From the listing below, return each line that includes "draw".

> **Collected material**
-=-=-=-=-
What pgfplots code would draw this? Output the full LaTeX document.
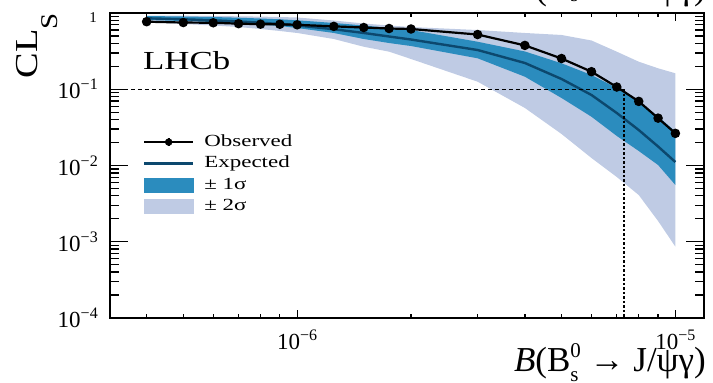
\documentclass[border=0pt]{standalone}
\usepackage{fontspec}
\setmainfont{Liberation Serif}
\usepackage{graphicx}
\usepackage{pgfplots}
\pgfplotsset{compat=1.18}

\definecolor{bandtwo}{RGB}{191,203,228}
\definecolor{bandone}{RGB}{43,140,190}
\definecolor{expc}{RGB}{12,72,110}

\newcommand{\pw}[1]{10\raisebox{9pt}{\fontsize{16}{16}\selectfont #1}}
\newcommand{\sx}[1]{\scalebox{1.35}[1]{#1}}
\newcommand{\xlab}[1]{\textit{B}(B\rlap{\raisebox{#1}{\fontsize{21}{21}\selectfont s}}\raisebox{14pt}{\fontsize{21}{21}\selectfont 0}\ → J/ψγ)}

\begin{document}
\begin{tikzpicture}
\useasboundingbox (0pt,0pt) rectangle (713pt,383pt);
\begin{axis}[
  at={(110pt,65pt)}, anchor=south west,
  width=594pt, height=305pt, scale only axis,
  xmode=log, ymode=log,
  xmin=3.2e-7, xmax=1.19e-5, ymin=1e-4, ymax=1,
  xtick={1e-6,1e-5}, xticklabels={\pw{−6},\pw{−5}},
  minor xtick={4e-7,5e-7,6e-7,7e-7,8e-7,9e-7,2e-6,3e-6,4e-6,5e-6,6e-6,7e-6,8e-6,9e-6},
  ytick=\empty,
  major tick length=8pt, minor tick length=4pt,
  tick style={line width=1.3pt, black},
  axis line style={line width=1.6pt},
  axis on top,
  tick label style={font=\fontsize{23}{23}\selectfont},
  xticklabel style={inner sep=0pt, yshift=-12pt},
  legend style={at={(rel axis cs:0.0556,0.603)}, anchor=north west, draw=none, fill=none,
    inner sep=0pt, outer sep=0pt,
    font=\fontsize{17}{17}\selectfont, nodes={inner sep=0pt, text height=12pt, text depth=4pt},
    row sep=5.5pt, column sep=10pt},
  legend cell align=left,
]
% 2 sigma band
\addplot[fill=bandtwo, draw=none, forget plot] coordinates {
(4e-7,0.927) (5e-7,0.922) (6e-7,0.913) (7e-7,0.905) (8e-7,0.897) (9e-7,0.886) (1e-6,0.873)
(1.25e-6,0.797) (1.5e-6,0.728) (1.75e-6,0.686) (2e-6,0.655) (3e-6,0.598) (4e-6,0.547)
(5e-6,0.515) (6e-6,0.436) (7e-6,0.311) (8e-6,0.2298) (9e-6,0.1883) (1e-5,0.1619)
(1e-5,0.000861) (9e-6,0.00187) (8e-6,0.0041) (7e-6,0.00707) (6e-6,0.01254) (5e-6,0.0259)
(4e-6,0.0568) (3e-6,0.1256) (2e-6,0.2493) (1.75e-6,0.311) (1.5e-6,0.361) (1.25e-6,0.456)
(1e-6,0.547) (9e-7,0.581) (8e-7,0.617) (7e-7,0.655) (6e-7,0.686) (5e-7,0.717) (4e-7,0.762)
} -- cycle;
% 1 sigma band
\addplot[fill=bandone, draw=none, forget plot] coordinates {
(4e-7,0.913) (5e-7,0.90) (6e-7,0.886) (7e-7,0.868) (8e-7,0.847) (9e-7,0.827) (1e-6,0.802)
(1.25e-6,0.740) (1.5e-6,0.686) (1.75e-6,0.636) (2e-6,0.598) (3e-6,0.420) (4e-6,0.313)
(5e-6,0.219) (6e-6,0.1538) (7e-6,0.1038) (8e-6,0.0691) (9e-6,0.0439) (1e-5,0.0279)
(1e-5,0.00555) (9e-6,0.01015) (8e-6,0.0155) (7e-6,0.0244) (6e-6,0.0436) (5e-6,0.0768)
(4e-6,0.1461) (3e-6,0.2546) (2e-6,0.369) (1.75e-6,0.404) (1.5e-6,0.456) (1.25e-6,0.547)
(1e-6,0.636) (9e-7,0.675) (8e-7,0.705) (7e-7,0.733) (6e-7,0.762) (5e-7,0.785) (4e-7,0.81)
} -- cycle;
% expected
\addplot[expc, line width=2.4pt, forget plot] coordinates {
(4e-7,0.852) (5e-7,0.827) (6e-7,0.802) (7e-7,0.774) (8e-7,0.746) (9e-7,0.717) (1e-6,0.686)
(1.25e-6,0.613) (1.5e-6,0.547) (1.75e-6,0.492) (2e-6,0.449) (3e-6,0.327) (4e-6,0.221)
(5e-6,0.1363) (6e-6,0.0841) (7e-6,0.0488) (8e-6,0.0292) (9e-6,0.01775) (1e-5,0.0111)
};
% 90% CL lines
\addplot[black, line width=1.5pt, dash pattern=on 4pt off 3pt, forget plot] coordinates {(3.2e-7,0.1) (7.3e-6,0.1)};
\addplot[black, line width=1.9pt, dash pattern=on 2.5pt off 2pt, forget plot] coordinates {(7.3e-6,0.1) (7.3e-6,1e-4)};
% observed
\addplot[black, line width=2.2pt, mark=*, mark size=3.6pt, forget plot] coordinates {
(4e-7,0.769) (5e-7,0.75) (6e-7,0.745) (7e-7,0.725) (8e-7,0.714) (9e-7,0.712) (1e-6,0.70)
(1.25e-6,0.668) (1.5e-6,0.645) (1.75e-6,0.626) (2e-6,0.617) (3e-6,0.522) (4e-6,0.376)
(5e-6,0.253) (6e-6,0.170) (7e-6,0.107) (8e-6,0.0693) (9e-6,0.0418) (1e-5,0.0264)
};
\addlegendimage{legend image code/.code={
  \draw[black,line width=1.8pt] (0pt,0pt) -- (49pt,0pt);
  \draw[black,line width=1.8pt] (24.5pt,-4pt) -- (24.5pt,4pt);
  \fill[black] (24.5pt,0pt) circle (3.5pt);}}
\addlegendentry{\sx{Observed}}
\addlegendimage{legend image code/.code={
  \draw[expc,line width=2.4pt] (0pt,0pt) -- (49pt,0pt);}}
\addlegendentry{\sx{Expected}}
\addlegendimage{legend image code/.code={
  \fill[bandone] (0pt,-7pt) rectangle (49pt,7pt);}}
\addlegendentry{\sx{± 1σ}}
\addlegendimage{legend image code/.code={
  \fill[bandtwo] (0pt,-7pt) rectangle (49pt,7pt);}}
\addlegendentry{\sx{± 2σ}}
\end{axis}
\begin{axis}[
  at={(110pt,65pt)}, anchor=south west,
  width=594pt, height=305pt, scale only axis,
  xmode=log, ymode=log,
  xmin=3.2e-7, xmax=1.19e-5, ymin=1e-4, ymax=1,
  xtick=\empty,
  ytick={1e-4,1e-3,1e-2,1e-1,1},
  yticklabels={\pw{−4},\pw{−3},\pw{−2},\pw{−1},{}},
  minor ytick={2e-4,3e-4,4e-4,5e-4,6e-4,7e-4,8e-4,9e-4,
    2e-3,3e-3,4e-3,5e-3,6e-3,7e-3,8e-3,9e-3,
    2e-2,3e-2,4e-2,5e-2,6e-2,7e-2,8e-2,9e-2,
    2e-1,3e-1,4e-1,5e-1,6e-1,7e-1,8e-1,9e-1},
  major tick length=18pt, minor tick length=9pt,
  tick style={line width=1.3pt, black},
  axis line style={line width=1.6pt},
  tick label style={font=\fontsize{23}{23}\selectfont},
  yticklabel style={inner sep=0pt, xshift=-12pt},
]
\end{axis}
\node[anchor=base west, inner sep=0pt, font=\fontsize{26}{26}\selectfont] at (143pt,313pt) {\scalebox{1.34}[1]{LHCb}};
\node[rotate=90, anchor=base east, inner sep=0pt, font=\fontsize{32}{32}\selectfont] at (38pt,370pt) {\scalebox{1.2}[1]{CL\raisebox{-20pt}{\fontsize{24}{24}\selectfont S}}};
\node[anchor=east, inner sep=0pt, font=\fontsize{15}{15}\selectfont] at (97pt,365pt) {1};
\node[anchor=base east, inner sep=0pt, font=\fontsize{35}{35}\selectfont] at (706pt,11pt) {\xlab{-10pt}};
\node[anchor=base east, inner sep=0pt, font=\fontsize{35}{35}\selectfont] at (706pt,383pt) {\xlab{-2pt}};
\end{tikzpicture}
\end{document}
-=-=-=-=-
> **Task output**
What pgfplots code would draw this? Output the full LaTeX document.
  legend style={at={(rel axis cs:0.0556,0.603)}, anchor=north west, draw=none, fill=none,
\addplot[fill=bandtwo, draw=none, forget plot] coordinates {
\addplot[fill=bandone, draw=none, forget plot] coordinates {
  \draw[black,line width=1.8pt] (0pt,0pt) -- (49pt,0pt);
  \draw[black,line width=1.8pt] (24.5pt,-4pt) -- (24.5pt,4pt);
  \draw[expc,line width=2.4pt] (0pt,0pt) -- (49pt,0pt);}}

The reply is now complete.